Prompt => Copy out the listing that follows exactly, dropping every picture.
===== Recorded data =====
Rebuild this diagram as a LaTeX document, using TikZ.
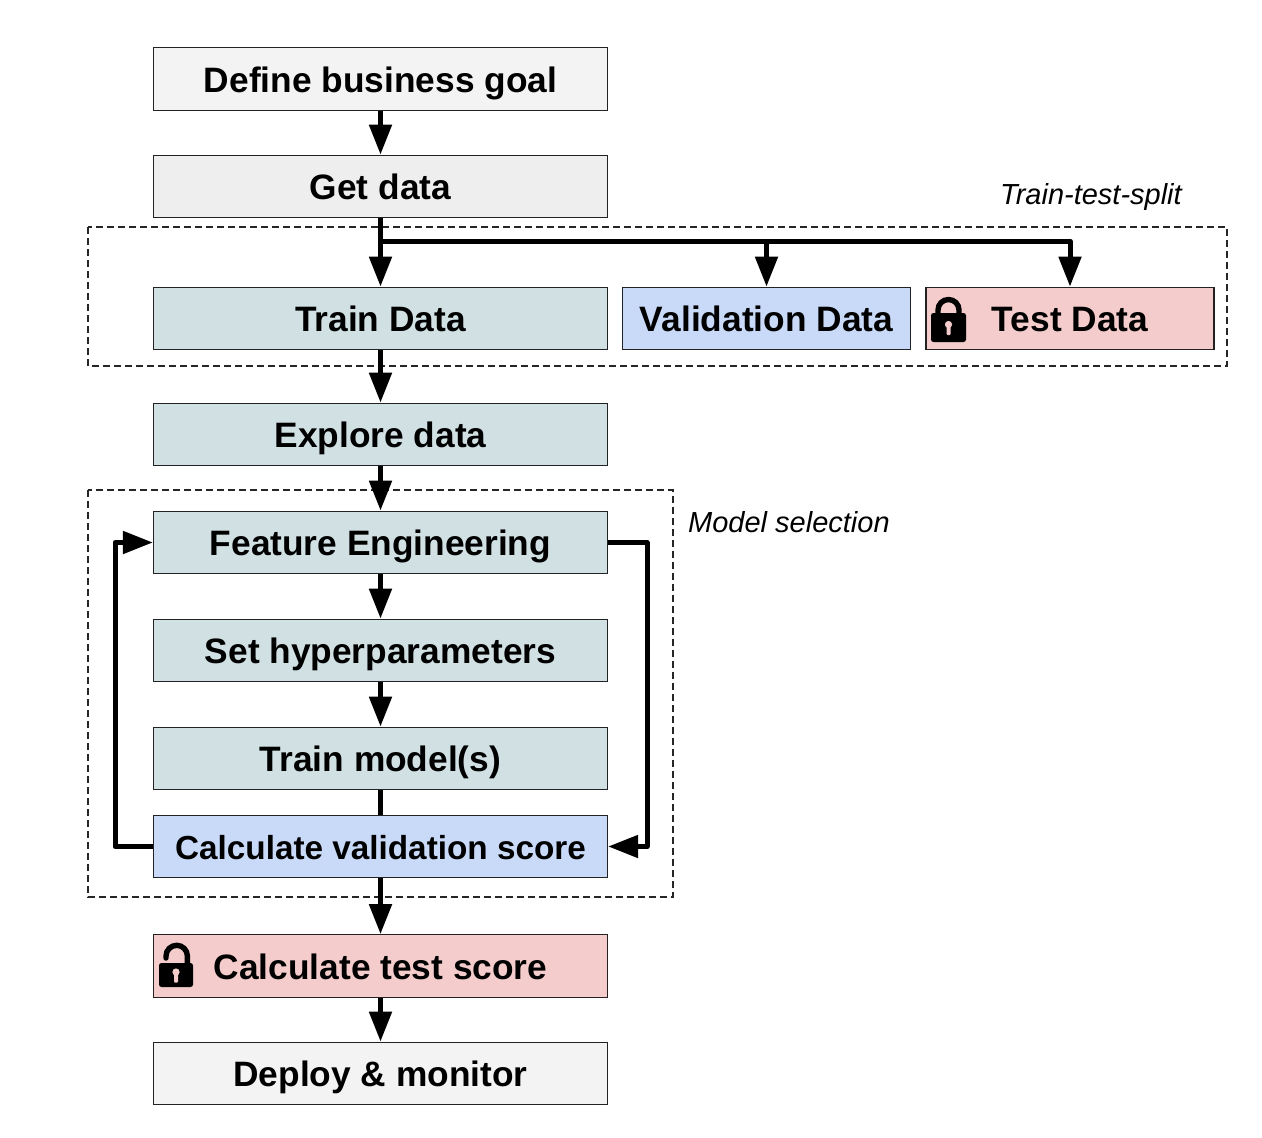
\documentclass[tikz,border=0pt]{standalone}
\usepackage{fontspec}
\setmainfont{Liberation Sans}
\usetikzlibrary{arrows.meta}
\definecolor{cgrayA}{HTML}{F3F3F3}
\definecolor{cgrayB}{HTML}{EEEEEE}
\definecolor{cteal}{HTML}{D0E0E3}
\definecolor{cblue}{HTML}{C9DAF8}
\definecolor{cred}{HTML}{F4CCCC}
\definecolor{cline}{HTML}{222222}
\tikzset{
  x=1pt,y=-1pt,
  flow/.style={draw=cline,line width=1.25pt,minimum height=62.5pt,inner sep=0pt,text height=26pt,text depth=0pt,font=\fontsize{35.3}{40}\selectfont\bfseries,text=black},
  wide/.style={flow,minimum width=454pt},
  narrow/.style={flow,minimum width=288pt},
  conn/.style={draw=black,line width=5pt,line join=round},
  arr/.style={conn,-{Triangle[length=30pt,width=22pt]}},
  frame/.style={draw=black!85,line width=1.2pt,dash pattern=on 7pt off 4pt},
  note/.style={font=\fontsize{29}{34}\selectfont\itshape,inner sep=0pt},
  lockbody/.style={fill=black,rounded corners=2.5pt},
  shackle/.style={draw=black,line width=5.4pt,line cap=round},
}
\newcommand{\lockbodyat}[5]{% left, top, width, height, keyhole centre y offset
  \fill[lockbody] (#1,#2) rectangle ++(#3,#4);
  \fill[cred] (#1+#3/2,#2+#5) circle (3.6);
  \fill[cred,rounded corners=1pt] (#1+#3/2-2,#2+#5) rectangle ++(4,10.5);
}
\begin{document}
\begin{tikzpicture}
\useasboundingbox (0,0) rectangle (1262,1138);
\draw[frame] (88,227) rectangle (1227,366);
\draw[frame] (88,490) rectangle (673,897);
\node[wide,fill=cgrayA] (goal) at (380.5,79) {Define business goal};
\node[wide,fill=cgrayB] (get) at (380.5,186.5) {Get data};
\node[wide,fill=cteal] (train) at (380.5,318.5) {Train Data};
\node[narrow,fill=cblue] (val) at (766.5,318.5) {Validation Data};
\node[narrow,fill=cred] (test) at (1070,318.5) {Test Data};
\node[wide,fill=cteal] (explore) at (380.5,434.5) {Explore data};
\node[wide,fill=cteal] (feat) at (380.5,542.5) {Feature Engineering};
\node[wide,fill=cteal] (hyper) at (380.5,650.5) {Set hyperparameters};
\node[wide,fill=cteal] (model) at (380.5,758.5) {Train model(s)};
\node[wide,fill=cblue,font=\fontsize{33.3}{40}\selectfont\bfseries] (vscore) at (380.5,846.5) {Calculate validation score};
\node[wide,fill=cred] (tscore) at (380.5,966) {Calculate test score};
\node[wide,fill=cgrayA] (deploy) at (380.5,1073.5) {Deploy \& monitor};
\node[note,anchor=west] (ttsplit) at (1000,196.5) {Train-test-split};
\node[note,anchor=west] (msel) at (688,522) {Model selection};
% connectors
\coordinate (branch) at (380.5,241);
\draw[arr] (goal) -- (get);
\draw[arr] (get) -- (train);
\draw[arr] (branch) -| (val);
\draw[arr] (branch) -| (test);
\draw[arr] (train) -- (explore);
\draw[arr] (explore) -- (feat);
\draw[arr] (feat) -- (hyper);
\draw[arr] (hyper) -- (model);
\draw[conn] (model) -- (vscore);
\draw[arr] (vscore) -- (tscore);
\draw[arr] (tscore) -- (deploy);
\coordinate (lft) at (115,0);
\coordinate (rgt) at (647,0);
\draw[arr] (vscore.west) -| (lft |- feat.west) -- (feat.west);
\draw[arr] (feat.east) -| (rgt |- vscore.east) -- (vscore.east);
% locks
\draw[shackle] (938,316) -- (938,310) arc (180:360:10.5) -- (959,316);
\lockbodyat{931}{313}{35}{29}{11.5}
\draw[shackle] (166,958) -- (166,956) arc (180:360:10.7) -- (187.4,968);
\lockbodyat{159}{963}{34}{24}{9}
\end{tikzpicture}
\end{document}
=====
Task output =>
Rebuild this diagram as a LaTeX document, using TikZ.
\documentclass[tikz,border=0pt]{standalone}
\usepackage{fontspec}
\setmainfont{Liberation Sans}
\usetikzlibrary{arrows.meta}
\definecolor{cgrayA}{HTML}{F3F3F3}
\definecolor{cgrayB}{HTML}{EEEEEE}
\definecolor{cteal}{HTML}{D0E0E3}
\definecolor{cblue}{HTML}{C9DAF8}
\definecolor{cred}{HTML}{F4CCCC}
\definecolor{cline}{HTML}{222222}
\tikzset{
  x=1pt,y=-1pt,
  flow/.style={draw=cline,line width=1.25pt,minimum height=62.5pt,inner sep=0pt,text height=26pt,text depth=0pt,font=\fontsize{35.3}{40}\selectfont\bfseries,text=black},
  wide/.style={flow,minimum width=454pt},
  narrow/.style={flow,minimum width=288pt},
  conn/.style={draw=black,line width=5pt,line join=round},
  arr/.style={conn,-{Triangle[length=30pt,width=22pt]}},
  frame/.style={draw=black!85,line width=1.2pt,dash pattern=on 7pt off 4pt},
  note/.style={font=\fontsize{29}{34}\selectfont\itshape,inner sep=0pt},
  lockbody/.style={fill=black,rounded corners=2.5pt},
  shackle/.style={draw=black,line width=5.4pt,line cap=round},
}
\newcommand{\lockbodyat}[5]{% left, top, width, height, keyhole centre y offset
  \fill[lockbody] (#1,#2) rectangle ++(#3,#4);
  \fill[cred] (#1+#3/2,#2+#5) circle (3.6);
  \fill[cred,rounded corners=1pt] (#1+#3/2-2,#2+#5) rectangle ++(4,10.5);
}
\begin{document}
\begin{tikzpicture}
\useasboundingbox (0,0) rectangle (1262,1138);
\draw[frame] (88,227) rectangle (1227,366);
\draw[frame] (88,490) rectangle (673,897);
\node[wide,fill=cgrayA] (goal) at (380.5,79) {Define business goal};
\node[wide,fill=cgrayB] (get) at (380.5,186.5) {Get data};
\node[wide,fill=cteal] (train) at (380.5,318.5) {Train Data};
\node[narrow,fill=cblue] (val) at (766.5,318.5) {Validation Data};
\node[narrow,fill=cred] (test) at (1070,318.5) {Test Data};
\node[wide,fill=cteal] (explore) at (380.5,434.5) {Explore data};
\node[wide,fill=cteal] (feat) at (380.5,542.5) {Feature Engineering};
\node[wide,fill=cteal] (hyper) at (380.5,650.5) {Set hyperparameters};
\node[wide,fill=cteal] (model) at (380.5,758.5) {Train model(s)};
\node[wide,fill=cblue,font=\fontsize{33.3}{40}\selectfont\bfseries] (vscore) at (380.5,846.5) {Calculate validation score};
\node[wide,fill=cred] (tscore) at (380.5,966) {Calculate test score};
\node[wide,fill=cgrayA] (deploy) at (380.5,1073.5) {Deploy \& monitor};
\node[note,anchor=west] (ttsplit) at (1000,196.5) {Train-test-split};
\node[note,anchor=west] (msel) at (688,522) {Model selection};
% connectors
\coordinate (branch) at (380.5,241);
\draw[arr] (goal) -- (get);
\draw[arr] (get) -- (train);
\draw[arr] (branch) -| (val);
\draw[arr] (branch) -| (test);
\draw[arr] (train) -- (explore);
\draw[arr] (explore) -- (feat);
\draw[arr] (feat) -- (hyper);
\draw[arr] (hyper) -- (model);
\draw[conn] (model) -- (vscore);
\draw[arr] (vscore) -- (tscore);
\draw[arr] (tscore) -- (deploy);
\coordinate (lft) at (115,0);
\coordinate (rgt) at (647,0);
\draw[arr] (vscore.west) -| (lft |- feat.west) -- (feat.west);
\draw[arr] (feat.east) -| (rgt |- vscore.east) -- (vscore.east);
% locks
\draw[shackle] (938,316) -- (938,310) arc (180:360:10.5) -- (959,316);
\lockbodyat{931}{313}{35}{29}{11.5}
\draw[shackle] (166,958) -- (166,956) arc (180:360:10.7) -- (187.4,968);
\lockbodyat{159}{963}{34}{24}{9}
\end{tikzpicture}
\end{document}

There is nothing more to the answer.